Pour financer un hôpital à Naplouse, il faut aider celui de
Afula. Etc.. Ceux qui s'opposent à ce système pervers sont
traités d'antisémites, en tous cas l'argument massue utilisé par
les conseils municipaux et régionaux est toujours celui de
l'égalité de traitement, afin de démontrer au CRIF qui ne
manquera pas d'intervenir, que l'on n'est pas antisémite.
• Les événements sportifs et culturels, commandités par
l'ambassade et les institutions israéliennes en France, sont
autant d'opérations de promotion de l'image de marque de la
démocratie israélienne chargées de faire oublier à nos
concitoyens les millions de Palestiniens qui vivent sous la
botte et sans droits, à Gaza, en Cisjordanie, expulsés de
Jérusalem, en exil dans des camps de réfugiés, où discriminés et
de plus en plus violemment réprimés en Israël même.
• L'ONU a voté , et la France aussi, le rapport Goldstone qui
accuse clairement Israël de crimes de guerre à Gaza ,or ces
criminels de guerre peuvent être accueillis sans problème en
France et nombre d'entre eux poursuivis internationalement sont
régulièrement et cordialement reçus à Paris.

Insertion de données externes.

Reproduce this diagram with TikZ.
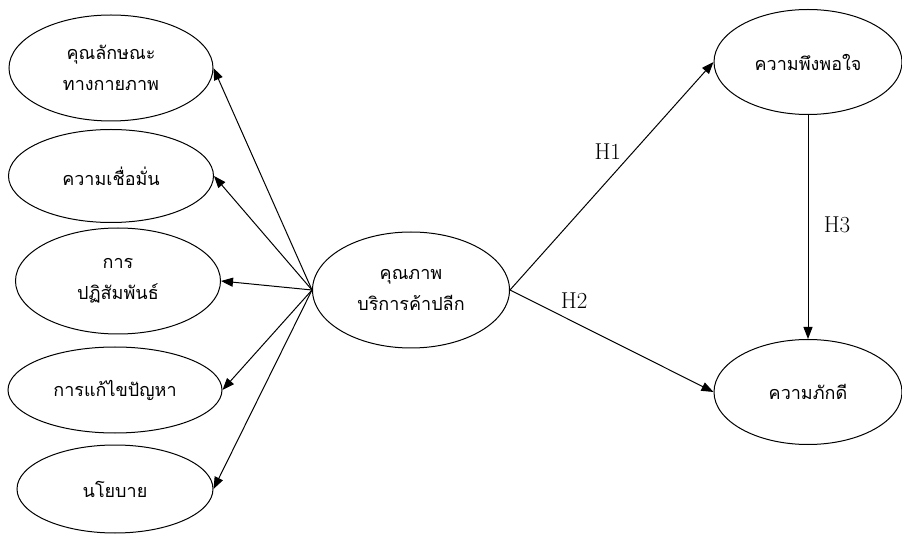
\documentclass[tikz,border=0pt]{standalone}
\usepackage{fontspec}
\newfontfamily\thaifont[Script=Thai]{Loma}
\usetikzlibrary{shapes.geometric,arrows.meta}
\begin{document}
\begin{tikzpicture}[x=1pt,y=-1pt,
  construct/.style={draw,ellipse,line width=1pt,inner sep=0pt,align=center,
    font=\thaifont\fontsize{18}{31}\selectfont},
  link/.style={line width=1pt,-{Triangle[length=12pt,width=9pt]}},
  hyp/.style={font=\fontsize{23}{26}\selectfont}]
\useasboundingbox (0,0) rectangle (902,534);
% dimensions of the quality construct
\node[construct,minimum width=204,minimum height=106] (phys) at (111,68) {คุณลักษณะ\\ทางกายภาพ};
\node[construct,minimum width=205,minimum height=93] (trust) at (111,176) {ความเชื่อมั่น};
\node[construct,minimum width=205,minimum height=106] (inter) at (118,281) {การ\\ปฏิสัมพันธ์};
\node[construct,minimum width=214,minimum height=86] (solve) at (115,390) {การแก้ไขปัญหา};
\node[construct,minimum width=196,minimum height=88] (policy) at (115,489) {นโยบาย};
% central construct and outcomes
\node[construct,minimum width=197,minimum height=116] (qual) at (411,290) {คุณภาพ\\บริการค้าปลีก};
\node[construct,minimum width=188,minimum height=105] (sat) at (808,62) {ความพึงพอใจ};
\node[construct,minimum width=188,minimum height=105] (loyal) at (808,392) {ความภักดี};
% paths
\foreach \t in {phys,trust,inter,solve,policy}
  \draw[link] (qual.west) -- (\t.east);
\draw[link] (qual.east) -- (sat.west) node[hyp,pos=0.5,xshift=-4pt,yshift=24pt] {H1};
\draw[link] (qual.east) -- (loyal.west) node[hyp,pos=0.35,xshift=-7pt,yshift=25pt] {H2};
\draw[link] (sat.south) -- (loyal.north) node[hyp,midway,xshift=29pt,yshift=2pt] {H3};
\end{tikzpicture}
\end{document}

• Un rapport de l'ONU vient de condamner Israël pour son attaque
illégale de la flottille humanitaire vers Gaza et la violence de
son intervention qui a fait 12 morts militants internationaux de
la solidarité . Rien.
Mais qui est poursuivi et traduit devant des tribunaux, mis en
examen pour incitation à la haine raciale?
Les citoyens qui ne supportent plus, n'admettent plus
l'hypocrisie et le mensonge érigés en vérités, le déni de droit,
en règle générale, et les combattent publiquement avec un outil
pacifiste qui a fait ses preuves dans d'autres luttes. Celle des
droits civiques aux Etats Unis, comme celle contre l'Apartheid
sud-africaine, et celles des peuples colonisés pour leur
indépendance. Il n'est pourtant pas difficile de faire le lien
avec cette cause, sauf à refuser l'évidence.
S'il s'agit d'informer le public souvent peu méfiant parce que
désinformé sur les produits israéliens, d'expliquer les
conditions de leur production, d'interpeller les distributeurs
sur les produits illégaux, il s'agit clairement aussi
d'inquiéter Israël, oui de l'inquiéter, quel délit! de lui faire
sentir qu'il peut avoir à payer le prix de sa politique, par
l'isolement et le rejet. N'est-ce pas le minimum? Non pas dans
un but haineux de destruction mais justement pour l'obliger à
infléchir sa politique dans le sens du respect du droit. Quel
crime! Qu'a-t-il à gagner avec sa politique à moyen terme?
N'est-il pas urgent et vital pour les Palestiniens mais aussi
pour les Israéliens de sortir de cette impasse tragique? Qui
pourra nous faire croire qu'aujourd'hui la solution est dans les
mains des Palestiniens?
Nous savons tous, le gouvernement français aussi, qu'Israël a le
choix entre achever sa destruction de la Palestine et porter le
poids de ce qui serait un crime contre l'humanité, pour le reste
de son histoire, ou changer de cap radicalement et envisager
enfin un juste partage de la terre, de l'eau, des droits, de la
vie, avec un peuple qui ne demande que cela.
Se battre pour qu'Israël fasse le bon choix n'est pas un crime
ni un délit, quoi qu'il arrive cela apparaîtra comme une action
éthique et digne. Nous devons défendre nos concitoyens attaqués
contre l'arbitraire de procès politiques à courte vue, contre
une justice instrumentalisée au service d' un État qui devrait
être internationalement poursuivi et sanctionné.